- **Aim of the task**
Copy the data below exactly, omitting any picture it contains.

* Start Data provided *

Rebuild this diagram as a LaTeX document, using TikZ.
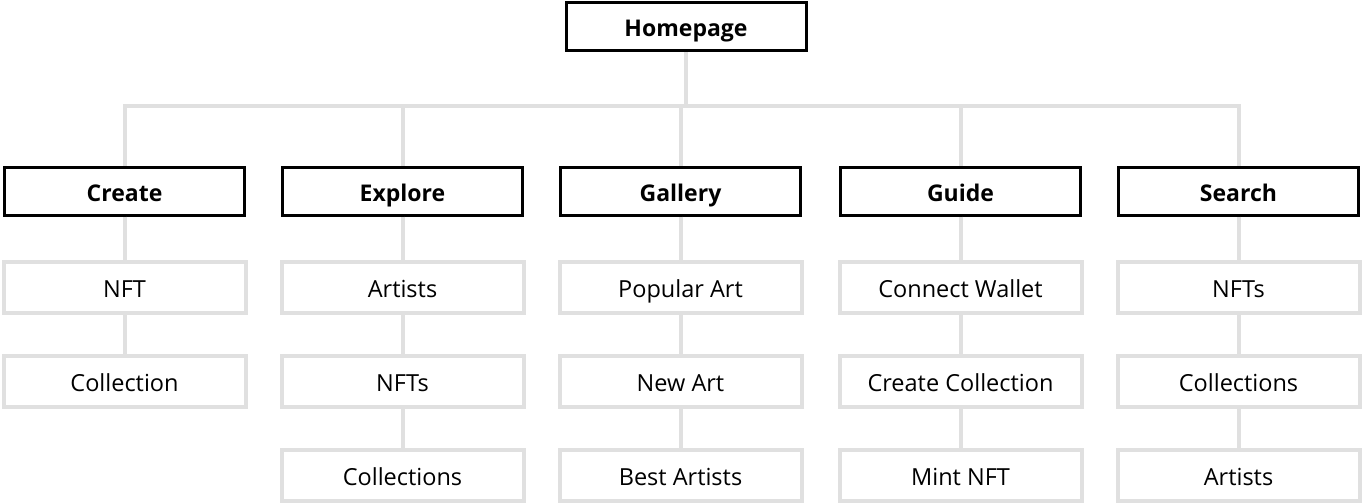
\documentclass[tikz,border=0pt]{standalone}
\usepackage{fontspec}
\setmainfont{Open Sans}
\usepackage{tikz}
\usetikzlibrary{positioning}
\definecolor{linkgray}{HTML}{E0E0E0}

\begin{document}
\begin{tikzpicture}[
    x=1pt,
    y=-1pt,
    font=\fontsize{23.5}{28}\selectfont,
    topbox/.style={draw=black, line width=3, fill=white, minimum width=240, minimum height=48, inner sep=0, text height=22, text depth=2, font=\fontsize{23}{28}\selectfont\bfseries},
    subbox/.style={draw=linkgray, line width=4, fill=white, minimum width=242, minimum height=51, inner sep=0, text height=22, text depth=2},
    link/.style={draw=linkgray, line width=4}
]
  \useasboundingbox (0,0) rectangle (1364,503);

  % root and sections
  \node[topbox] (home) at (686,27) {Homepage};
  \node[topbox] (create) at (124.5,191) {Create};
  \node[topbox] (explore) at (402.5,191) {Explore};
  \node[topbox] (gallery) at (680.5,191) {Gallery};
  \node[topbox] (guide) at (960.5,191) {Guide};
  \node[topbox] (search) at (1238.5,191) {Search};

  % pages
  \node[subbox] (create-nft) at (124.5,287) {NFT};
  \node[subbox] (create-coll) at (124.5,381) {Collection};

  \node[subbox] (explore-artists) at (402.5,287) {Artists};
  \node[subbox] (explore-nfts) at (402.5,381) {NFTs};
  \node[subbox] (explore-coll) at (402.5,475) {Collections};

  \node[subbox] (gallery-popular) at (680.5,287) {Popular Art};
  \node[subbox] (gallery-new) at (680.5,381) {New Art};
  \node[subbox] (gallery-best) at (680.5,475) {Best Artists};

  \node[subbox] (guide-wallet) at (960.5,287) {Connect Wallet};
  \node[subbox] (guide-coll) at (960.5,381) {Create Collection};
  \node[subbox] (guide-mint) at (960.5,475) {Mint NFT};

  \node[subbox] (search-nfts) at (1238.5,287) {NFTs};
  \node[subbox] (search-coll) at (1238.5,381) {Collections};
  \node[subbox] (search-artists) at (1238.5,475) {Artists};

  % connectors
  \draw[link] (home.south) -- ++(0,53) -| (create.north);
  \draw[link] (home.south) -- ++(0,53) -| (explore.north);
  \draw[link] (home.south) -- ++(0,53) -| (gallery.north);
  \draw[link] (home.south) -- ++(0,53) -| (guide.north);
  \draw[link] (home.south) -- ++(0,53) -| (search.north);

  \draw[link] (create.south) -- (create-nft.north);
  \draw[link] (create-nft.south) -- (create-coll.north);

  \draw[link] (explore.south) -- (explore-artists.north);
  \draw[link] (explore-artists.south) -- (explore-nfts.north);
  \draw[link] (explore-nfts.south) -- (explore-coll.north);

  \draw[link] (gallery.south) -- (gallery-popular.north);
  \draw[link] (gallery-popular.south) -- (gallery-new.north);
  \draw[link] (gallery-new.south) -- (gallery-best.north);

  \draw[link] (guide.south) -- (guide-wallet.north);
  \draw[link] (guide-wallet.south) -- (guide-coll.north);
  \draw[link] (guide-coll.south) -- (guide-mint.north);

  \draw[link] (search.south) -- (search-nfts.north);
  \draw[link] (search-nfts.south) -- (search-coll.north);
  \draw[link] (search-coll.south) -- (search-artists.north);
\end{tikzpicture}
\end{document}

* End Data provided *

- **Expected output**
Rebuild this diagram as a LaTeX document, using TikZ.
\documentclass[tikz,border=0pt]{standalone}
\usepackage{fontspec}
\setmainfont{Open Sans}
\usepackage{tikz}
\usetikzlibrary{positioning}
\definecolor{linkgray}{HTML}{E0E0E0}

\begin{document}
\begin{tikzpicture}[
    x=1pt,
    y=-1pt,
    font=\fontsize{23.5}{28}\selectfont,
    topbox/.style={draw=black, line width=3, fill=white, minimum width=240, minimum height=48, inner sep=0, text height=22, text depth=2, font=\fontsize{23}{28}\selectfont\bfseries},
    subbox/.style={draw=linkgray, line width=4, fill=white, minimum width=242, minimum height=51, inner sep=0, text height=22, text depth=2},
    link/.style={draw=linkgray, line width=4}
]
  \useasboundingbox (0,0) rectangle (1364,503);

  % root and sections
  \node[topbox] (home) at (686,27) {Homepage};
  \node[topbox] (create) at (124.5,191) {Create};
  \node[topbox] (explore) at (402.5,191) {Explore};
  \node[topbox] (gallery) at (680.5,191) {Gallery};
  \node[topbox] (guide) at (960.5,191) {Guide};
  \node[topbox] (search) at (1238.5,191) {Search};

  % pages
  \node[subbox] (create-nft) at (124.5,287) {NFT};
  \node[subbox] (create-coll) at (124.5,381) {Collection};

  \node[subbox] (explore-artists) at (402.5,287) {Artists};
  \node[subbox] (explore-nfts) at (402.5,381) {NFTs};
  \node[subbox] (explore-coll) at (402.5,475) {Collections};

  \node[subbox] (gallery-popular) at (680.5,287) {Popular Art};
  \node[subbox] (gallery-new) at (680.5,381) {New Art};
  \node[subbox] (gallery-best) at (680.5,475) {Best Artists};

  \node[subbox] (guide-wallet) at (960.5,287) {Connect Wallet};
  \node[subbox] (guide-coll) at (960.5,381) {Create Collection};
  \node[subbox] (guide-mint) at (960.5,475) {Mint NFT};

  \node[subbox] (search-nfts) at (1238.5,287) {NFTs};
  \node[subbox] (search-coll) at (1238.5,381) {Collections};
  \node[subbox] (search-artists) at (1238.5,475) {Artists};

  % connectors
  \draw[link] (home.south) -- ++(0,53) -| (create.north);
  \draw[link] (home.south) -- ++(0,53) -| (explore.north);
  \draw[link] (home.south) -- ++(0,53) -| (gallery.north);
  \draw[link] (home.south) -- ++(0,53) -| (guide.north);
  \draw[link] (home.south) -- ++(0,53) -| (search.north);

  \draw[link] (create.south) -- (create-nft.north);
  \draw[link] (create-nft.south) -- (create-coll.north);

  \draw[link] (explore.south) -- (explore-artists.north);
  \draw[link] (explore-artists.south) -- (explore-nfts.north);
  \draw[link] (explore-nfts.south) -- (explore-coll.north);

  \draw[link] (gallery.south) -- (gallery-popular.north);
  \draw[link] (gallery-popular.south) -- (gallery-new.north);
  \draw[link] (gallery-new.south) -- (gallery-best.north);

  \draw[link] (guide.south) -- (guide-wallet.north);
  \draw[link] (guide-wallet.south) -- (guide-coll.north);
  \draw[link] (guide-coll.south) -- (guide-mint.north);

  \draw[link] (search.south) -- (search-nfts.north);
  \draw[link] (search-nfts.south) -- (search-coll.north);
  \draw[link] (search-coll.south) -- (search-artists.north);
\end{tikzpicture}
\end{document}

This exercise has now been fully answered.